Dans Charlie Hebdo du 16 mars 2016, dans un entretien d'une page complète, Jean Birnbaum (Un silence religieux, la gauche face au djihadisme, ed. Seuil...)rappelle que ceux qui commettent des attentats se réclament sans cesse de Dieu. Pas celui de tous, bien-sûr. Il rappelle également que si l'on évacue la religion comme causalité spécifique, on manque un aspect essentiel. C'est le dénominateur commun. Tahar Ben Jelloun peut bien rappeler que les terroristes sont souvent des délinquants, j'ai du mal à voir un rapport entre un vol à l'étalage et un attentat dans le métro. Face à la violence de néo-libéralisme, auparavant, il y avait le socialisme, le vrai, avec un projet de société. Depuis que les Français (et belges) se sont rendus compte que les socialistes au pouvoir prenaient des décisions de droite, certains se sont réfugiés dans une religion qui véhicule des valeurs de "solidarité" entre membres. Dommage que ce ne soit pas le boudhisme (qui n'est pas qu'une philosophie). L'IRA catholique ne posait pas de bombes contre des protestants en tant que tels, mais parce que ces derniers étaient les descendants des colons anglais, protestants... Des sourates posent clairement problème (appel au massacre des infidèles, etc.), mais qui (Tahar Ben Jelloun?) oserait les enlever du Coran? Bon, je m'arrête là, je commence un peu à m'énerver...

Bernard De Backer a dit…

Je ne crois pas du tout que l'islamisme djihadiste et ses variantes trouve sa source dans une réaction au néo-libéralisme.
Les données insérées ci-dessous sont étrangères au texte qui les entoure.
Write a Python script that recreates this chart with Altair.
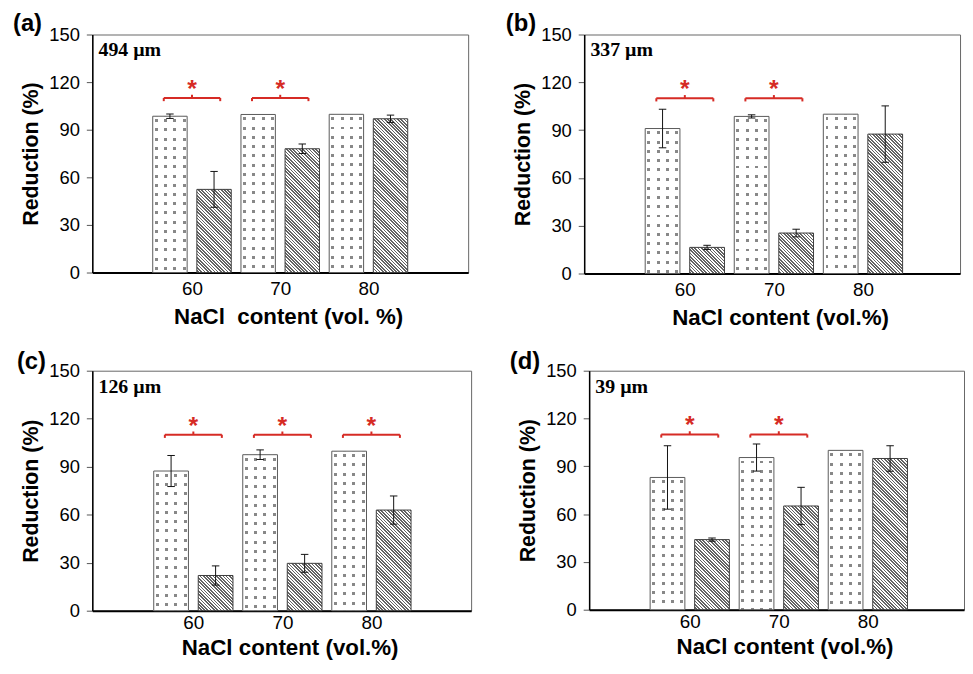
import altair as alt
import pandas as pd

# ---------------- data ----------------
CONTENT = [60, 70, 80]
PANEL_LABELS = ["(a)", "(b)", "(c)", "(d)"]
PORE_SIZES = ["494 µm", "337 µm", "126 µm", "39 µm"]
X_TITLES = ["NaCl\u00a0 content (vol. %)", "NaCl content (vol.%)",
            "NaCl content (vol.%)", "NaCl content (vol.%)"]
Y_TITLE = "Reduction (%)"
Y_TICKS = [0, 30, 60, 90, 120, 150]

DOTTED_A = [98.5, 99.6, 99.7]
DOTTED_ERR_A = [1.4, 0, 0]
HATCHED_A = [52.4, 78.0, 96.9]
HATCHED_ERR_A = [11.3, 3.0, 2.3]

DOTTED_B = [91.0, 98.6, 100.0]
DOTTED_ERR_B = [12.1, 1.0, 0]
HATCHED_B = [16.4, 25.4, 87.5]
HATCHED_ERR_B = [1.3, 2.4, 17.7]

DOTTED_C = [87.3, 97.5, 99.7]
DOTTED_ERR_C = [9.7, 3.0, 0]
HATCHED_C = [22.0, 29.6, 62.9]
HATCHED_ERR_C = [6.0, 5.6, 8.8]

DOTTED_D = [83.0, 95.5, 100.0]
DOTTED_ERR_D = [19.9, 8.5, 0]
HATCHED_D = [44.0, 65.1, 94.9]
HATCHED_ERR_D = [1.0, 11.7, 8.0]

SIGNIFICANT_A = [60, 70]
SIGNIFICANT_B = [60, 70]
SIGNIFICANT_C = [60, 70, 80]
SIGNIFICANT_D = [60, 70]

SERIES = [
    (DOTTED_A, DOTTED_ERR_A, HATCHED_A, HATCHED_ERR_A, SIGNIFICANT_A),
    (DOTTED_B, DOTTED_ERR_B, HATCHED_B, HATCHED_ERR_B, SIGNIFICANT_B),
    (DOTTED_C, DOTTED_ERR_C, HATCHED_C, HATCHED_ERR_C, SIGNIFICANT_C),
    (DOTTED_D, DOTTED_ERR_D, HATCHED_D, HATCHED_ERR_D, SIGNIFICANT_D),
]

# ---------------- layout / style ----------------
GEOM = [  # plot size, x-domain, title dx/offset, x-axis paddings
    dict(W=379, H=240, xmin=48.7, xmax=91.3, dx=-80, toff=-10, lp=7, tp=7),
    dict(W=379, H=241, xmin=48.7, xmax=90.9, dx=-79, toff=-10, lp=7, tp=7),
    dict(W=382, H=242, xmin=48.65, xmax=91.2, dx=-76, toff=-12, lp=3, tp=4),
    dict(W=378, H=241, xmin=48.7, xmax=90.8, dx=-80, toff=-12, lp=3, tp=4),
]
HALF_BAR = 1.95
RED = "#d62b25"
SANS = "Liberation Sans"
SERIF = "Liberation Serif"
CLEAR = "rgba(255,255,255,0)"


def r(v):
    return round(v, 5)


def band_stops(length, period, start, band, on, off):
    stops = [{"offset": 0, "color": off}]
    pos = start
    while pos < length:
        a = r(min(pos / length, 1))
        b = r(min((pos + band) / length, 1))
        stops += [{"offset": a, "color": off}, {"offset": a, "color": on},
                  {"offset": b, "color": on}, {"offset": b, "color": off}]
        pos += period
    stops.append({"offset": 1, "color": off})
    return stops


def hatch_gradient(w, h, period=3.3, dark="#646464"):
    lam = (w + h) / (w * w + h * h)
    L = w + h
    return {"gradient": "linear", "x1": 1, "y1": 0,
            "x2": r(1 - lam * w), "y2": r(lam * h),
            "stops": band_stops(L, period, 0, period * 0.5, dark, "white")}


def dot_cols_gradient(w):
    return {"gradient": "linear", "x1": 0, "y1": 0, "x2": 1, "y2": 0,
            "stops": band_stops(w, 9.3, 2.2, 3.0, "#888888", "white")}


def dot_rows_gradient(h):
    return {"gradient": "linear", "x1": 0, "y1": 0, "x2": 0, "y2": 1,
            "stops": band_stops(h, 9.3, 3.0, 3.0, CLEAR, "white")}


def panel(i):
    g = GEOM[i]
    W, H, xmin, xmax = g["W"], g["H"], g["xmin"], g["xmax"]
    dotted, dotted_err, hatched, hatched_err, sig = SERIES[i]
    ppu = W / (xmax - xmin)
    bar_w = 2 * HALF_BAR * ppu

    rows = []
    for s, vals, errs in (("dotted", dotted, dotted_err), ("hatched", hatched, hatched_err)):
        for c, v, e in zip(CONTENT, vals, errs):
            rows.append({"content": c, "series": s, "value": v, "err": e})
    df = pd.DataFrame(rows)
    sig_df = pd.DataFrame({"content": sig})

    xs = alt.Scale(domain=[xmin, xmax], nice=False, zero=False)
    ys = alt.Scale(domain=[0, 150], nice=False, zero=True)
    xax = alt.Axis(values=CONTENT, title=X_TITLES[i], grid=False, ticks=False, tickSize=0,
                   domainColor="black", domainWidth=2, labelFontSize=19, labelFont=SANS,
                   labelColor="black", labelPadding=g["lp"], titleFont=SANS, titleFontSize=22.5,
                   titleFontWeight="bold", titleColor="black", titlePadding=g["tp"],
                   titleX=W / 2 + 8, labelFlush=False)
    yax = alt.Axis(values=Y_TICKS, title=Y_TITLE, grid=False, tickSize=6, tickColor="#555",
                   domainColor="black", domainWidth=1.5, labelFontSize=18.5, labelFont=SANS,
                   labelColor="black", labelPadding=7, titleFont=SANS, titleFontSize=21.5,
                   titleFontWeight="bold", titleColor="black", titlePadding=6, format="d",
                   labelFlush=False)

    def X(f):
        return alt.X(f, type="quantitative", scale=xs, axis=xax)

    def Y(f):
        return alt.Y(f, type="quantitative", scale=ys, axis=yax)

    def XD(v):
        return alt.X(datum=v, type="quantitative", scale=xs, axis=xax)

    def YD(v):
        return alt.Y(datum=v, type="quantitative", scale=ys, axis=yax)

    def Y2D(v):
        return alt.Y2(datum=v)

    base = alt.Chart(df).transform_calculate(
        xc="datum.content + (datum.series == 'dotted' ? -2.5 : 2.5)"
    ).transform_calculate(
        xl=f"datum.xc - {HALF_BAR}", xr=f"datum.xc + {HALF_BAR}",
        lo="datum.value - datum.err", hi="datum.value + datum.err",
        cl="datum.xc - 0.42", cr="datum.xc + 0.42",
    )
    dots = base.transform_filter("datum.series == 'dotted'")
    hats = base.transform_filter("datum.series == 'hatched'")

    dot_conds = [{"test": f"datum.content == {c}", "value": dot_rows_gradient(v / 150 * H)}
                 for c, v in zip(CONTENT, dotted)]
    hat_conds = [{"test": f"datum.content == {c}", "value": hatch_gradient(bar_w, v / 150 * H)}
                 for c, v in zip(CONTENT, hatched)]

    layer_dot_base = dots.mark_rect(fill=dot_cols_gradient(bar_w), strokeWidth=0).encode(
        x=X("xl"), x2="xr", y=Y("value"), y2=Y2D(0))
    layer_dot_top = dots.mark_rect(stroke="#5a5a5a", strokeWidth=1).encode(
        x=X("xl"), x2="xr", y=Y("value"), y2=Y2D(0),
        fill=alt.FillValue(value="white", condition=dot_conds))
    layer_hatch = hats.mark_rect(stroke="#3c3c3c", strokeWidth=1).encode(
        x=X("xl"), x2="xr", y=Y("value"), y2=Y2D(0),
        fill=alt.FillValue(value="white", condition=hat_conds))

    errs = base.transform_filter("datum.err > 0")
    layer_err = errs.mark_rule(color="#111", strokeWidth=1).encode(
        x=X("xc"), y=Y("lo"), y2="hi")
    layer_cap_lo = errs.mark_rule(color="#111", strokeWidth=1).encode(
        x=X("cl"), x2="cr", y=Y("lo"))
    layer_cap_hi = errs.mark_rule(color="#111", strokeWidth=1).encode(
        x=X("cl"), x2="cr", y=Y("hi"))

    br = alt.Chart(sig_df).transform_calculate(
        bl="datum.content - 3.2", brr="datum.content + 3.2")
    rule_kw = dict(color=RED, strokeWidth=2)
    layer_br_h = br.mark_rule(**rule_kw).encode(x=X("bl"), x2="brr", y=YD(110))
    layer_br_l = br.mark_rule(**rule_kw).encode(x=X("bl"), y=YD(108.0), y2=Y2D(110))
    layer_br_r = br.mark_rule(**rule_kw).encode(x=X("brr"), y=YD(108.0), y2=Y2D(110))
    layer_br_c = br.mark_rule(**rule_kw).encode(x=X("content"), y=YD(110), y2=Y2D(112))
    layer_star = br.mark_text(text="*", color=RED, fontSize=25, fontWeight="bold", font=SANS,
                              baseline="alphabetic", align="center").encode(
        x=X("content"), y=YD(110.6))

    lab = alt.Chart(pd.DataFrame({"label": [PORE_SIZES[i]]})).mark_text(
        align="left", baseline="middle", font=SERIF, fontWeight="bold", fontSize=20,
        color="black").encode(x=XD(xmin + 0.7), y=YD(140), text="label:N")

    return alt.layer(
        layer_dot_base, layer_dot_top, layer_hatch, layer_err, layer_cap_lo, layer_cap_hi,
        layer_br_h, layer_br_l, layer_br_r, layer_br_c, layer_star, lab,
    ).properties(
        width=W, height=H,
        title=alt.TitleParams(PANEL_LABELS[i], anchor="start", frame="group", dx=g["dx"],
                              offset=g["toff"], fontSize=24, font=SANS, fontWeight="bold",
                              color="black"),
    )


chart = alt.vconcat(
    alt.hconcat(panel(0), panel(1), spacing=36),
    alt.hconcat(panel(2), panel(3), spacing=37),
    spacing=20,
).properties(
    padding={"left": 4, "top": 0, "right": 0, "bottom": 0},
    background="white",
).configure_view(stroke="#666666", strokeWidth=1)

chart.save("out.html", embed_options={"renderer": "svg", "actions": False})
La source est un conflit interne au monde de l'islam et remonte aux années 1920 en Egypte et au Pakistan (et avant en Arabie-Saoudite). Les opérateurs d'ici ne sont que le vivier opérationnel de ce qui trouve son origine et son principal terrain dans le monde musulman (et pas seulement arabe). Voir l'excellent livre de Bouhalem Sansal, "Gouverner au nom d'Allah" (12 euros). Un bouquin très pédagogique et écrit par quelqu'un qui vit les choses de l'intérieur.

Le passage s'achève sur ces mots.